THE AMERICAN SLAVE COAST

A History of the Slave-Breeding Industry

by Ned Sublette & Constance Sublette

Pub Date: Oct. 1st, 2015
ISBN: 978-1-61374-820-6
Publisher: Chicago Review Press

A sprawling study of the lucrative slave economy of the South, from importation to breeding.

In 1808, the importation of slaves was banned in the United States for protectionist rather than humanitarian measures, signaling a changeover to a domestic slave trade. This husband-and-wife team of accomplished authors and researchers—Ned (The World that Made New Orleans, 2008), and Constance, aka novelist Constance Ash—see that year as key in the transformation of African-American culture.
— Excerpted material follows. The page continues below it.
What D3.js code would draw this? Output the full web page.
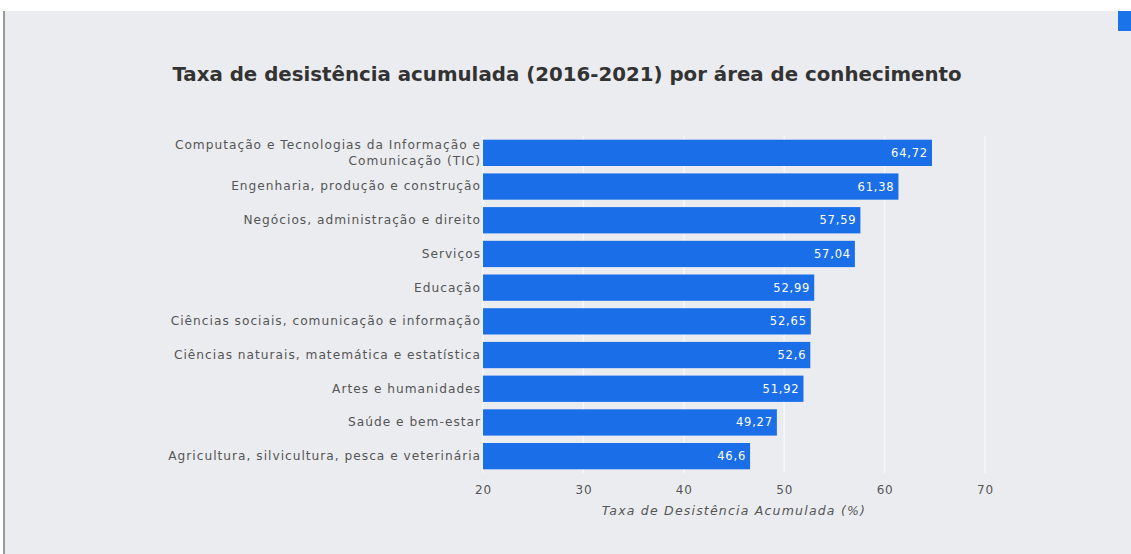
<!DOCTYPE html>
<meta charset="utf-8">
<style>
  body { margin: 0; background: #fff; }
  svg { display: block; font-family: "DejaVu Sans", sans-serif; }
</style>
<body>
<script src="https://cdn.jsdelivr.net/npm/d3@7"></script>
<script>

    var width = 1131,
        height = 554;

    // dados
    var areas = [
        "Computação e Tecnologias da Informação e Comunicação (TIC)",
        "Engenharia, produção e construção",
        "Negócios, administração e direito",
        "Serviços",
        "Educação",
        "Ciências sociais, comunicação e informação",
        "Ciências naturais, matemática e estatística",
        "Artes e humanidades",
        "Saúde e bem-estar",
        "Agricultura, silvicultura, pesca e veterinária"
    ];
    var taxas = [64.72, 61.38, 57.59, 57.04, 52.99, 52.65, 52.6, 51.92, 49.27, 46.6];
    var rotulos = ["64,72", "61,38", "57,59", "57,04", "52,99", "52,65", "52,6", "51,92", "49,27", "46,6"];
    var ticks = [20, 30, 40, 50, 60, 70];

    var svg = d3.select("body").append("svg")
            .attr("width", width)
            .attr("height", height);

    // fundo cinza
    svg.append("rect")
            .attr("x", 4).attr("y", 11)
            .attr("width", width - 4).attr("height", height - 11)
            .attr("fill", "#ebecf0");
    svg.append("rect")
            .attr("x", 3).attr("y", 11)
            .attr("width", 2).attr("height", height - 11)
            .attr("fill", "#9a9a9a");
    svg.append("rect")
            .attr("x", 1118).attr("y", 11)
            .attr("width", 13).attr("height", 20)
            .attr("fill", "#1a73e8");

    var x = d3.scaleLinear()
            .domain([20, 70])
            .range([483, 985]);

    var y = d3.scaleBand()
            .domain(areas)
            .range([136, 473])
            .paddingInner(0.22)
            .paddingOuter(0.11);

    // grade
    svg.append("g").selectAll("line")
            .data(ticks)
            .enter().append("line")
            .attr("x1", function(d) { return x(d); })
            .attr("x2", function(d) { return x(d); })
            .attr("y1", 136).attr("y2", 473)
            .attr("stroke", "#f6f7f9")
            .attr("stroke-width", 1.5);

    // titulo
    svg.append("text")
            .attr("x", 567).attr("y", 81)
            .attr("text-anchor", "middle")
            .attr("font-size", 19.8)
            .attr("font-weight", "bold")
            .attr("fill", "#333")
            .text("Taxa de desistência acumulada (2016-2021) por área de conhecimento");

    // barras
    svg.append("g").selectAll("rect")
            .data(taxas)
            .enter().append("rect")
            .attr("x", x(20))
            .attr("y", function(d, i) { return y(areas[i]); })
            .attr("width", function(d) { return x(d) - x(20); })
            .attr("height", y.bandwidth())
            .attr("fill", "#1a6ee8");

    svg.append("g").selectAll("text")
            .data(taxas)
            .enter().append("text")
            .attr("x", function(d) { return x(d) - 4; })
            .attr("y", function(d, i) { return y(areas[i]) + y.bandwidth() / 2; })
            .attr("dy", "0.35em")
            .attr("text-anchor", "end")
            .attr("font-size", 11.5)
            .attr("letter-spacing", 0.8)
            .attr("fill", "#fff")
            .text(function(d, i) { return rotulos[i]; });

    // eixo y (rotulos das categorias)
    var yAxis = svg.append("g")
            .attr("transform", "translate(" + x(20) + ",0)")
            .call(d3.axisLeft(y).tickSize(0).tickPadding(2));
    yAxis.select(".domain").remove();
    yAxis.selectAll("text")
            .attr("font-size", 12.2)
            .attr("letter-spacing", 1)
            .attr("font-family", "DejaVu Sans, sans-serif")
            .attr("fill", "#555")
            .each(function(d, i) {
                if (i === 0) {
                    var t = d3.select(this);
                    t.text(null);
                    t.append("tspan").attr("x", -2).attr("dy", "-0.3em").text("Computação e Tecnologias da Informação e");
                    t.append("tspan").attr("x", -2).attr("dy", "1.3em").text("Comunicação (TIC)");
                }
            });

    // eixo x
    var xAxis = svg.append("g")
            .attr("transform", "translate(0,478)")
            .call(d3.axisBottom(x).tickValues(ticks).tickSize(0).tickPadding(7));
    xAxis.select(".domain").remove();
    xAxis.selectAll("text")
            .attr("font-size", 12)
            .attr("letter-spacing", 0.8)
            .attr("font-family", "DejaVu Sans, sans-serif")
            .attr("fill", "#555");

    svg.append("text")
            .attr("x", 734).attr("y", 515)
            .attr("text-anchor", "middle")
            .attr("font-size", 12.5)
            .attr("letter-spacing", 1.2)
            .attr("font-style", "italic")
            .attr("fill", "#555")
            .text("Taxa de Desistência Acumulada (%)");

</script>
The authors exhaustively delineate the many layers of this horrific story, and they focus on what the numbers reveal: while about 389,000 kidnapped Africans reached the ports of the United States, mostly before independence, by 1860, the number of enslaved persons had grown to 4 million African-Americans. The scramble for labor spurred a slave-breeding economy—epitomized by the fictionalized “stud-farm plantation” in the wildly popular work Mandingo—in which women were breeders (“each prime field wench produced five to ten marketable children during her lifetime”) and men, the “stock Negro,” where children and parents were separated and frequently resold, and many were trafficked into new territories southward and westward. “Increase” was the message on the plantations, in all senses of the word. In a work of ambitious breadth, the authors first look at the realities of this breeding economy, in which people were money and children were interest. Then they delve into the early evolution of slavery into the Chesapeake and the Lowcountry and study how all the necessary accouterments allowed slavery to prevail, including the running of newspaper ads for sales and runaways, the rise of the Jacksonian “democracy” promising poor whites the possibility of becoming slave owners one day, and specific companies and businesses that profited mightily. This well-documented, occasionally choppy book will be valuable to historians and scholars but may prove daunting for general readers.

A massive story of impressive research presented in sometimes-erratic fashion.